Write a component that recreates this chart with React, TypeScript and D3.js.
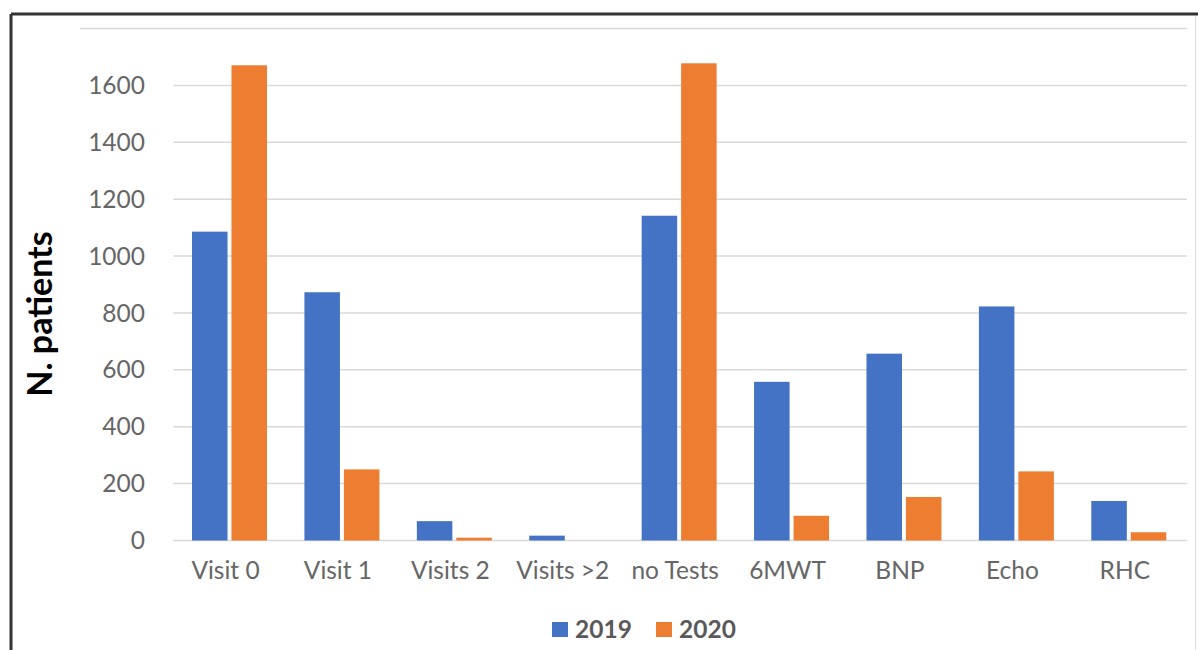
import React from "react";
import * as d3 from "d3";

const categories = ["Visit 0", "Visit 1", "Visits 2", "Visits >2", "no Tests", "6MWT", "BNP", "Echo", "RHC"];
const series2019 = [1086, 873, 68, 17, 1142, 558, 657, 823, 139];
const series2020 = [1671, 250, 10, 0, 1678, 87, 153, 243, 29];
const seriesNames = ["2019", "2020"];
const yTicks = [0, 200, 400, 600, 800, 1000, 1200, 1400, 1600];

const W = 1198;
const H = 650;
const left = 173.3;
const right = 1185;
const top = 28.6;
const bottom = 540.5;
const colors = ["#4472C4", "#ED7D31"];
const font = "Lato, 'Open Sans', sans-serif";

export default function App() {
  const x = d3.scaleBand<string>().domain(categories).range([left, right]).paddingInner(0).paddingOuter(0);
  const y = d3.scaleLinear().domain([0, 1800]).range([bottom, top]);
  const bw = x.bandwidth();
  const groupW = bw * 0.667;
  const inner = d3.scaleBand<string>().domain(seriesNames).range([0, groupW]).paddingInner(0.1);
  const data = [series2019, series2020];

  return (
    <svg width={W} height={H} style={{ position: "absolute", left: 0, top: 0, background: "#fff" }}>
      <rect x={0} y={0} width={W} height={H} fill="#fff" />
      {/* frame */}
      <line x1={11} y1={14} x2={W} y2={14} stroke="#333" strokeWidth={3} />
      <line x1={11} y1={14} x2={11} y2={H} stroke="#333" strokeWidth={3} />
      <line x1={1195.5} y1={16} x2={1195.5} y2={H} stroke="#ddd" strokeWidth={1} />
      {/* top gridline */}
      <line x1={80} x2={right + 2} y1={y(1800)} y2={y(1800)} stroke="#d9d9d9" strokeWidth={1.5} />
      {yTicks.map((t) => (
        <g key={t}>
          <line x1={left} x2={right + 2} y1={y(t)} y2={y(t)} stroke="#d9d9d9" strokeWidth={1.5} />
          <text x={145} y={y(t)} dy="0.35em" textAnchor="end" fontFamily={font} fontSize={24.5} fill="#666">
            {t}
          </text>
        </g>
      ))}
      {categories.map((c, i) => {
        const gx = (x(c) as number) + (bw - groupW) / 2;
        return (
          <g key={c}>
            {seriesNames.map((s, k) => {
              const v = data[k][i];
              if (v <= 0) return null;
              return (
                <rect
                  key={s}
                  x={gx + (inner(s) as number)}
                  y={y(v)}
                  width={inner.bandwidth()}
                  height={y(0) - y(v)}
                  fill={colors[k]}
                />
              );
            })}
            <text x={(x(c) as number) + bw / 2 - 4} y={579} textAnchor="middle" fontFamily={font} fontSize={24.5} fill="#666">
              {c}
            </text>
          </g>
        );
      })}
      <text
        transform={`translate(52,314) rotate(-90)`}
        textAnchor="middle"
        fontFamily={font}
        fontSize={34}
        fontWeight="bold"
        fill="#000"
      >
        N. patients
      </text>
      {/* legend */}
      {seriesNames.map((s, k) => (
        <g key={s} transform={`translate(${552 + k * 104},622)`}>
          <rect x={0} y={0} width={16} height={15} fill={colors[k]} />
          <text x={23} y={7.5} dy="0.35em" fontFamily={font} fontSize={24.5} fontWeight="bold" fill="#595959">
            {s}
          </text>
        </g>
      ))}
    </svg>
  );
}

### TASK DESCRIPTION
Repeat the listing above exactly from its first line to the line containing "const data = [series2019, series2020];", both included, and omit the pictures.

### CORRECT ANSWER
Write a component that recreates this chart with React, TypeScript and D3.js.
import React from "react";
import * as d3 from "d3";

const categories = ["Visit 0", "Visit 1", "Visits 2", "Visits >2", "no Tests", "6MWT", "BNP", "Echo", "RHC"];
const series2019 = [1086, 873, 68, 17, 1142, 558, 657, 823, 139];
const series2020 = [1671, 250, 10, 0, 1678, 87, 153, 243, 29];
const seriesNames = ["2019", "2020"];
const yTicks = [0, 200, 400, 600, 800, 1000, 1200, 1400, 1600];

const W = 1198;
const H = 650;
const left = 173.3;
const right = 1185;
const top = 28.6;
const bottom = 540.5;
const colors = ["#4472C4", "#ED7D31"];
const font = "Lato, 'Open Sans', sans-serif";

export default function App() {
  const x = d3.scaleBand<string>().domain(categories).range([left, right]).paddingInner(0).paddingOuter(0);
  const y = d3.scaleLinear().domain([0, 1800]).range([bottom, top]);
  const bw = x.bandwidth();
  const groupW = bw * 0.667;
  const inner = d3.scaleBand<string>().domain(seriesNames).range([0, groupW]).paddingInner(0.1);
  const data = [series2019, series2020];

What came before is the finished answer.